Listening to Bach, Hearing the World: Paul Elie’s ‘Reinventing Bach’

With Bach’s music in his pocket (presumably on an iPod), Paul Elie went straight from the train station in Berlin to a musical instruments museum that featured a Bach harpsichord. As a Bach lover, he was intrigued until he realized that while others admiring Pink Floyd’s synthesizer had really heard music on that instrument, no one knows what Bach’s playing actually sounded like.

Thus begins a most unconventional Bach biography, interspersed with tales about a cadre of great performers, principally Albert Schweitzer, Pablo Casals, Leopold Stokowski and Glenn Gould, who reintroduced Bach’s work in the 20th century, from the start of the age of recording right up to the present.

It’s a “story of the revival of a traditional art through technology that was supposed to be its undoing,” Elie writes. It’s also among the most ambitious, wide-ranging and entertaining books about classical music to come along since Alex Ross’s The Rest is Noise.

The frame of reintroducing successive generations to the astonishingly inventive 18th century composer gives Elie, who is not a professional musician, the space to talk about almost anyone and everything and their relationship to Bach — pianist Rosalyn Tureck, cellists Yo-Yo Ma and Mstislav Rostropovich, conductors Otto Klemperer and Sir John Eliot Gardiner, the “Israeli Beatles” (Daniel Barenboim, Itzhak Perlman and Pinchas Zukerman), the Beatles themselves, folk singer Judy Collins, arranger Joshua Rifkin, Steve Jobs and more. He brings the two World Wars, Middle East politics, the Berlin Wall and 9/11 — not to mention ringtones and the Columbia University radio station WKCR’s Christmastime Bachfest — into the mix.

On a larger scale, Elie argues that ever more technically sophisticated recordings have overtaken live performances as the key classical music delivery system. Leonard Bernstein once said that Bach was so out of the mainstream listeners “had to go to certain churches or special little concerts” to discover him. That was not quite true. But Elie, eager to dispel the notion that classical music’s revival stood in opposition to the “shriekback of a popular culture enchanted with technology,” also wants readers to appreciate the mammoth body of recordings of Bach’s secular and sacred works; “In the contest between church and world, he took both sides.”
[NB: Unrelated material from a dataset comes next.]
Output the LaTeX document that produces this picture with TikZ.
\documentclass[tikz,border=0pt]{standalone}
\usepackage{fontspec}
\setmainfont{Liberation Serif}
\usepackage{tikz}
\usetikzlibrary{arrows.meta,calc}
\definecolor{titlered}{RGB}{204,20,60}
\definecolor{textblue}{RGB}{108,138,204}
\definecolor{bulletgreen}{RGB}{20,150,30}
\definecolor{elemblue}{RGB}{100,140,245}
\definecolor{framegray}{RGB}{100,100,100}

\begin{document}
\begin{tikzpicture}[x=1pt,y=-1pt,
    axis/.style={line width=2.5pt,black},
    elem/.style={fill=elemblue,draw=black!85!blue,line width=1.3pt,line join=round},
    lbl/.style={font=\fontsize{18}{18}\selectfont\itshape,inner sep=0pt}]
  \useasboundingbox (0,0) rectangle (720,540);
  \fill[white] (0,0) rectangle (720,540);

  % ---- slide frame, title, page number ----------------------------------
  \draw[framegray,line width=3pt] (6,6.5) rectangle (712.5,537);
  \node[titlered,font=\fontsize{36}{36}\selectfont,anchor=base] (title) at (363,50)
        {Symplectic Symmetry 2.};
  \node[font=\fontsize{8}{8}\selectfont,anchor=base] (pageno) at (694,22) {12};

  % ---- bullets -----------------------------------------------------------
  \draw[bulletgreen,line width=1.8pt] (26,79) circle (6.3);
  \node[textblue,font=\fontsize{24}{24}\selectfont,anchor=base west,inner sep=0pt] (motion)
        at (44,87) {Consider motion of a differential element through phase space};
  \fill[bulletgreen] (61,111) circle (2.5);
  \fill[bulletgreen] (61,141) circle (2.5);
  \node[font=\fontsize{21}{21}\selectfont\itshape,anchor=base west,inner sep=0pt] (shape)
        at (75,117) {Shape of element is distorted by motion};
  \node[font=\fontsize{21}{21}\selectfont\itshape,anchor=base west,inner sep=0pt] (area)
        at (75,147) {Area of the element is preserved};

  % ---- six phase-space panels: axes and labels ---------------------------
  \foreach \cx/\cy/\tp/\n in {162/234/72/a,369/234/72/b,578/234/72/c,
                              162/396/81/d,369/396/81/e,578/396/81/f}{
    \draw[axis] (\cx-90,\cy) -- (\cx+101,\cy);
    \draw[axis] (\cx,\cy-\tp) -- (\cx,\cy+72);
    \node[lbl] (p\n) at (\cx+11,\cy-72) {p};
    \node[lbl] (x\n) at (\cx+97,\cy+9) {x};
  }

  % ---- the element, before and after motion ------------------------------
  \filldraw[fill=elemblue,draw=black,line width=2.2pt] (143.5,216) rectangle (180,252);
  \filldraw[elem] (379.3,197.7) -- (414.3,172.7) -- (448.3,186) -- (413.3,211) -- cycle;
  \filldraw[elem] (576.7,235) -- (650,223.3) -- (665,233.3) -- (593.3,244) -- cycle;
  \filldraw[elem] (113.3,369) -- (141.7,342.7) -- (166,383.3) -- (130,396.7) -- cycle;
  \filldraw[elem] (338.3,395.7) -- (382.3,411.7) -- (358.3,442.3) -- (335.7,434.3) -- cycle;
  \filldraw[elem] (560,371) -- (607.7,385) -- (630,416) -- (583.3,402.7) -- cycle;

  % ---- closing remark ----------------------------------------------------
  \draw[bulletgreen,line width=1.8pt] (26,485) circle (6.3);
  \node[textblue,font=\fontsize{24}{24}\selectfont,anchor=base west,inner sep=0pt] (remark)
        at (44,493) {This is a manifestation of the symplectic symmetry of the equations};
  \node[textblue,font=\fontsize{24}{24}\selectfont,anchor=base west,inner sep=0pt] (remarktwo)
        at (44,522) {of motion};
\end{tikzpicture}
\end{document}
In 1935, Albert Schweitzer recorded Bach’s Toccata and Fugue in D Minor on wax cylinders at the oldest church in the City of London. At the time, he was the most famous organist in the world, and “the organ lift is where the forces of tradition and progress converged and went into new forms.” In his main narrative, Elie observes that Johann Sebastian Bach, born in 1685, moved from his hometown of Eisenach and his role as a local organist to other towns as he began to create more and more compositions for larger, sometimes royal audiences. Bach’s apprenticeship is intertwined with the early life of the Alsatian-born Schweitzer, who learned that Africa needed doctors, thus giving him a humanitarian ideal to which he would dedicate his life.